- **DATASET EXCERPT**
________________________________________
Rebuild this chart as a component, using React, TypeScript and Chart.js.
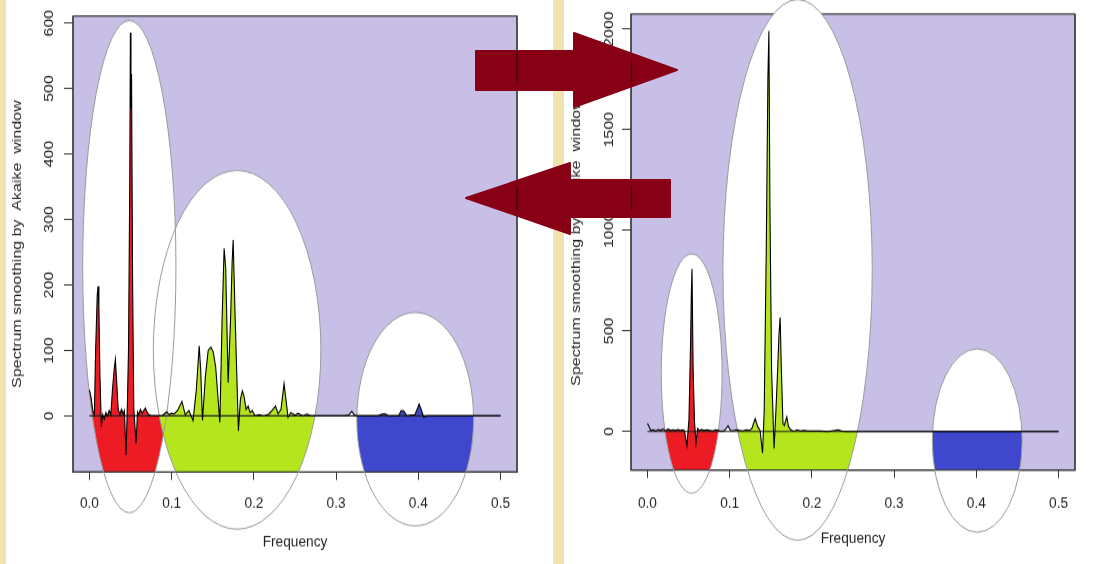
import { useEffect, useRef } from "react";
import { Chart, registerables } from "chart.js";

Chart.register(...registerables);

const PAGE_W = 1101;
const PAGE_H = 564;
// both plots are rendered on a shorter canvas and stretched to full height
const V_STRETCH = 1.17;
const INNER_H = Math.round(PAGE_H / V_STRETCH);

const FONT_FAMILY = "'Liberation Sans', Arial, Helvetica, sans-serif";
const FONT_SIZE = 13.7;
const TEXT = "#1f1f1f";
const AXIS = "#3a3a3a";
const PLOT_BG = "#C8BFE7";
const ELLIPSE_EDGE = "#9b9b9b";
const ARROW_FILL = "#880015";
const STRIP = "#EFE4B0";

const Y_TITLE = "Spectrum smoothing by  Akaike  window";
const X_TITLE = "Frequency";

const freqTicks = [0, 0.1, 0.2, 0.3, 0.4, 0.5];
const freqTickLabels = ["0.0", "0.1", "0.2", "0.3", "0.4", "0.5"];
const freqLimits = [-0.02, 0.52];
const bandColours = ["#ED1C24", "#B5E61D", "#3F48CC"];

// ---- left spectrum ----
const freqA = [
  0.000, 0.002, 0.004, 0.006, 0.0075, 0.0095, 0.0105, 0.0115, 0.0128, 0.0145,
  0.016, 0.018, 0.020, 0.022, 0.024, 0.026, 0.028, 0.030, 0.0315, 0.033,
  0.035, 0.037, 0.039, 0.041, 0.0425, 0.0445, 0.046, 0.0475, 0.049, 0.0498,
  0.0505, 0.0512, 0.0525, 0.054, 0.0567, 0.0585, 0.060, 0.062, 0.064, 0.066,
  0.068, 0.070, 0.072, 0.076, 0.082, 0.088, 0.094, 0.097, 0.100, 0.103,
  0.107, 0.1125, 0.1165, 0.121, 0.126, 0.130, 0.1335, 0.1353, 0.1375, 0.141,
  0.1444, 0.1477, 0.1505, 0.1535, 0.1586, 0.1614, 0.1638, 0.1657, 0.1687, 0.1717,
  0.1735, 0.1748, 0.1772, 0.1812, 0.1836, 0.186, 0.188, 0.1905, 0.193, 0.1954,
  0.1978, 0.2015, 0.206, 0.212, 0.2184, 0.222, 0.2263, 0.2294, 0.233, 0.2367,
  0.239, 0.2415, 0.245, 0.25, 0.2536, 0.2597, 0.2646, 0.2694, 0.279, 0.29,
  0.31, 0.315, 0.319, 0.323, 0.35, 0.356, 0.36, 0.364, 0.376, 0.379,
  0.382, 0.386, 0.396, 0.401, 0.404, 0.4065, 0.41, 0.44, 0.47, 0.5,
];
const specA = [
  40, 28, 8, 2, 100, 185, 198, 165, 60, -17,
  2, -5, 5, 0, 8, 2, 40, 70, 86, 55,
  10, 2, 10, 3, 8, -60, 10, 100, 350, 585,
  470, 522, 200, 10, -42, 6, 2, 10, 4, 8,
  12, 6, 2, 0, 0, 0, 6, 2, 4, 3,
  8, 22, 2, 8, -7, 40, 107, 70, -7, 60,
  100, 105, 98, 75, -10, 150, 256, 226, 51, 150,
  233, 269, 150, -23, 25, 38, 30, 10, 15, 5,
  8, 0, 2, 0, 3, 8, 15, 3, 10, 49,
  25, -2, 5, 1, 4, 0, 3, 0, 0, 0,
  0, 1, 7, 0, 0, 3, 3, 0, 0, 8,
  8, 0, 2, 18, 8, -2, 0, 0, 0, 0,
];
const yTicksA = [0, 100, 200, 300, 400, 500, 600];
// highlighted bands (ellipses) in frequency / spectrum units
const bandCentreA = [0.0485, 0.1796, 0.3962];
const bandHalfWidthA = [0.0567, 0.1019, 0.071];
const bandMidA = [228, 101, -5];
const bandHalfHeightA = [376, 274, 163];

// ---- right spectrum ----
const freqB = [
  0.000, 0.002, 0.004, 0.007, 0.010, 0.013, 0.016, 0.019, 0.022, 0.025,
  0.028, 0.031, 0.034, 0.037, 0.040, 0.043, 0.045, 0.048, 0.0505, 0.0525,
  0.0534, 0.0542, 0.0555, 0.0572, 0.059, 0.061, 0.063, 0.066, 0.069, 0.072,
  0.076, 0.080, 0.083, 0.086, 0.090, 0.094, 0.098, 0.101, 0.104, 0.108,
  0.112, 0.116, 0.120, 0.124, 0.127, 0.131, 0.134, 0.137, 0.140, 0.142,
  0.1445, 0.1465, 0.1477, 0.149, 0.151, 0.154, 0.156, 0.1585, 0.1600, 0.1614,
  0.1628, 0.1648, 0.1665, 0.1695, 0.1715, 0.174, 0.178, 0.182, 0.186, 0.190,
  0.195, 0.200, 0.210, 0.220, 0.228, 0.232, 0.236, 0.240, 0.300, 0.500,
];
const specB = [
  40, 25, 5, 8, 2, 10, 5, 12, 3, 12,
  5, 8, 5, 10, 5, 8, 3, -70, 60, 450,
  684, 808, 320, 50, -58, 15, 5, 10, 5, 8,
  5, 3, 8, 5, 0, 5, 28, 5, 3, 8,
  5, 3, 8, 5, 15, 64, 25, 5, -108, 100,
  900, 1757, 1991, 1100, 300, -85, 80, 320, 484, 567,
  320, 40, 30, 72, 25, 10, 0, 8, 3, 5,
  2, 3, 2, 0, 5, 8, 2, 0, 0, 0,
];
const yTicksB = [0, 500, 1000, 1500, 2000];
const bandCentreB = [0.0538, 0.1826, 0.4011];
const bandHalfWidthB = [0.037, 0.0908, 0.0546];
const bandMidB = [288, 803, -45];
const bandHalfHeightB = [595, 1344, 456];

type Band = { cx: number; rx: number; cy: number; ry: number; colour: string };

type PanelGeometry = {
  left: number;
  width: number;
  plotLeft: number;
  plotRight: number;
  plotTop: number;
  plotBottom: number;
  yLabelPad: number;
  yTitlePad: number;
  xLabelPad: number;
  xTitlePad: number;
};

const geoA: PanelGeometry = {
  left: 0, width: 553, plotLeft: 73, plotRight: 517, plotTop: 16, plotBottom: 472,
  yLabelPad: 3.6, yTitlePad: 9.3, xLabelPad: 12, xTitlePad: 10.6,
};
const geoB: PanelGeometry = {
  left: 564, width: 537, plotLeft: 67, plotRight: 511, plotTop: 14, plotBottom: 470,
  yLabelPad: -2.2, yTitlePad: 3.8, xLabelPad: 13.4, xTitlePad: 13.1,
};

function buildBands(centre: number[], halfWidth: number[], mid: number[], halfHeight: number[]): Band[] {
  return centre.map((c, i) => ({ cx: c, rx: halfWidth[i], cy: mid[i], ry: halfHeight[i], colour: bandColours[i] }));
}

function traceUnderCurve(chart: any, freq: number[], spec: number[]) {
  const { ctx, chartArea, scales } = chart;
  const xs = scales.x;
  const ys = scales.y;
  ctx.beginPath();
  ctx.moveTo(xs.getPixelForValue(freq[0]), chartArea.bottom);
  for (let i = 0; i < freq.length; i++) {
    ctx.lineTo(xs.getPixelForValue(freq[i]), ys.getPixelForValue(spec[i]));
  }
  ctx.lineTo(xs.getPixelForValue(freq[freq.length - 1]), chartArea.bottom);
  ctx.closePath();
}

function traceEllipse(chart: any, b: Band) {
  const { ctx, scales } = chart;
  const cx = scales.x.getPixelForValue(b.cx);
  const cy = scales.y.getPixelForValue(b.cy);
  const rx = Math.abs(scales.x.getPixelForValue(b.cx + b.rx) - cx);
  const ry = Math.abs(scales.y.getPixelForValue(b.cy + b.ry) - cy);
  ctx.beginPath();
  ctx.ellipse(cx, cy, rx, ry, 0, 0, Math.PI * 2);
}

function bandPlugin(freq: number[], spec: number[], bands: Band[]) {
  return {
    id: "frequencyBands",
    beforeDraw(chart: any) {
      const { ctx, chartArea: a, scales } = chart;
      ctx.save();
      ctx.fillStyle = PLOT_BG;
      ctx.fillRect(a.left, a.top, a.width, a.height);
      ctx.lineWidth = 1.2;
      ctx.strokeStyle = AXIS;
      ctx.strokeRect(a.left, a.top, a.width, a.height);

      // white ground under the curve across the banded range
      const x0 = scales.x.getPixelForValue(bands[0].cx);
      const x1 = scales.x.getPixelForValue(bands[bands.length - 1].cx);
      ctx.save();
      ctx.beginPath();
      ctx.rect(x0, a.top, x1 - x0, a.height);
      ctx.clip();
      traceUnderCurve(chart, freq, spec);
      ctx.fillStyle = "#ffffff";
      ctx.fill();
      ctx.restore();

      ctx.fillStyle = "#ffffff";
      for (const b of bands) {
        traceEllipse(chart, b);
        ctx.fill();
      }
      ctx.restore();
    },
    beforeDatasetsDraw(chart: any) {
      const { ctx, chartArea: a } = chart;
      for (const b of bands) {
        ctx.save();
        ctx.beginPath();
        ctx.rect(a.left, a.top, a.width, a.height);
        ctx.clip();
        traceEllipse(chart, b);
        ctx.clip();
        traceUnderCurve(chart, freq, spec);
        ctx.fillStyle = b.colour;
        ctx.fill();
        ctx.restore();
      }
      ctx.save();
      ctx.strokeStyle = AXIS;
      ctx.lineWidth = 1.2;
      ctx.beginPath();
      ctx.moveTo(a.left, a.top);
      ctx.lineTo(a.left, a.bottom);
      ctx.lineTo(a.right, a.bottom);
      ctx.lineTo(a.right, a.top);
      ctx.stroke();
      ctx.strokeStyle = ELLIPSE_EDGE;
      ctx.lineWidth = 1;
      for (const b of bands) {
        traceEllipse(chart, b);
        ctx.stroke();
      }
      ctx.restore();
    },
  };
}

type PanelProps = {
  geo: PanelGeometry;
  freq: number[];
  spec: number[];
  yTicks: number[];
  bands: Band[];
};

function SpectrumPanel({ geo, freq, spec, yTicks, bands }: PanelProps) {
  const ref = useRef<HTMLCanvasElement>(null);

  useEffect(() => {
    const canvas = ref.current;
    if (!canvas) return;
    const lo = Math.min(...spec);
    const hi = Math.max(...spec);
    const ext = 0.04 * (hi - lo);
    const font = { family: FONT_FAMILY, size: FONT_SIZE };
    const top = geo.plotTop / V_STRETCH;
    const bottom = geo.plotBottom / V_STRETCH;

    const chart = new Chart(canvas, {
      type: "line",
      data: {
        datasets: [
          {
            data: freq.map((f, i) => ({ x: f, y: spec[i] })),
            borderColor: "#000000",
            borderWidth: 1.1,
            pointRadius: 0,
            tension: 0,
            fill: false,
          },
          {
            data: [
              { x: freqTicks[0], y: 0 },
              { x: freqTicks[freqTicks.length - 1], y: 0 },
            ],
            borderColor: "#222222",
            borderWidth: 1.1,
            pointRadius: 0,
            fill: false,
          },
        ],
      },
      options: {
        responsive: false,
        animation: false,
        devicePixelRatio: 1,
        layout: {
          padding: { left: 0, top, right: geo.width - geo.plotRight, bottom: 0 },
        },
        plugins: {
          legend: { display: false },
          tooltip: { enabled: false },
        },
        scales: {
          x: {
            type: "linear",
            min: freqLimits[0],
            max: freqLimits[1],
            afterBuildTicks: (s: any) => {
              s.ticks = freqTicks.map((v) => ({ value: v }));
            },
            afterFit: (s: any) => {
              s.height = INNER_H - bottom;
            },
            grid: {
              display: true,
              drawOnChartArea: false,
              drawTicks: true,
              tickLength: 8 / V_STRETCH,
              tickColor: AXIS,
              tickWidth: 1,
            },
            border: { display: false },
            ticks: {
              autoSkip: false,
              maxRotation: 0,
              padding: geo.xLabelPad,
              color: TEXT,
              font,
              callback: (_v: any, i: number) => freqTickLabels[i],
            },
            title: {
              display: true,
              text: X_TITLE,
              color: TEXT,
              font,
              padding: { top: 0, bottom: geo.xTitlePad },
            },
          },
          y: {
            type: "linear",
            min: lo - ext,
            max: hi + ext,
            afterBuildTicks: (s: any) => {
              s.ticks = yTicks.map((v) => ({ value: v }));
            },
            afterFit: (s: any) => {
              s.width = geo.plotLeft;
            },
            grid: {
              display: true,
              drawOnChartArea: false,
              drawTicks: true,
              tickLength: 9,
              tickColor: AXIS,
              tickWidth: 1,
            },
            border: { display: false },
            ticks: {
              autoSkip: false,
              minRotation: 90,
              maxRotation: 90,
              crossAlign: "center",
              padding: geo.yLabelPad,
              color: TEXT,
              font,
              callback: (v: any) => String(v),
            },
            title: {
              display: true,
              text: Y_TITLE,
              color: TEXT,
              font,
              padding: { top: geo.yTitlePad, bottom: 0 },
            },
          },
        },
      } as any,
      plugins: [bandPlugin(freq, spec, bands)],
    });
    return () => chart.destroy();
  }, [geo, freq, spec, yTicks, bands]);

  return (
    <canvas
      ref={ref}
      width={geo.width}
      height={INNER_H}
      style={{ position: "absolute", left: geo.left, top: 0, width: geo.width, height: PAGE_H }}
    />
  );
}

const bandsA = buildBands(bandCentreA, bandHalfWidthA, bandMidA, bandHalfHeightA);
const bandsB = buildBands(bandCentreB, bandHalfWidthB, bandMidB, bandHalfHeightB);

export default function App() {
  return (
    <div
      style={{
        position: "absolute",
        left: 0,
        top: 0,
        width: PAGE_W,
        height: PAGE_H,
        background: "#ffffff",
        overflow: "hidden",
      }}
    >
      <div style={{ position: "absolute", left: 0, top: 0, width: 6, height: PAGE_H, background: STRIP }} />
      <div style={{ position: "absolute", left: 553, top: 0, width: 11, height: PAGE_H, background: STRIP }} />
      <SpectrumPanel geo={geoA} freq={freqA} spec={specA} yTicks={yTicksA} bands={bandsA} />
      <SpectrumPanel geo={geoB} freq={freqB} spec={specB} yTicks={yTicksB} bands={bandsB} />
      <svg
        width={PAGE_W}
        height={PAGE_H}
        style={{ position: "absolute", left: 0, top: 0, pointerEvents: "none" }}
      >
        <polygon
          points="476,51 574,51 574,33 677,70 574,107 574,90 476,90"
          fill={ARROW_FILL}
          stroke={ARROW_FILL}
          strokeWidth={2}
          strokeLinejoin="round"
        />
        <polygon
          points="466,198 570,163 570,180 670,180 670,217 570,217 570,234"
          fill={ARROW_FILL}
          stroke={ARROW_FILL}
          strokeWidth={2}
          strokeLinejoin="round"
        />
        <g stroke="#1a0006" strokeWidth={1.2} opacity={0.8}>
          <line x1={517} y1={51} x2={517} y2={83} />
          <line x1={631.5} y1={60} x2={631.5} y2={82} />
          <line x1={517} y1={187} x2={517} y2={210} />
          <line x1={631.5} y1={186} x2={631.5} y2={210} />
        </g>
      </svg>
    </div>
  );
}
________________________________________
- **SET PROBLEM**
Please quote the lines of the material, beginning with the first and ending with the one that contains "Chart.register(...registerables);", exactly as written and without any pictures.

- **RESPONSE TO THIS EXERCISE**
Rebuild this chart as a component, using React, TypeScript and Chart.js.
import { useEffect, useRef } from "react";
import { Chart, registerables } from "chart.js";

Chart.register(...registerables);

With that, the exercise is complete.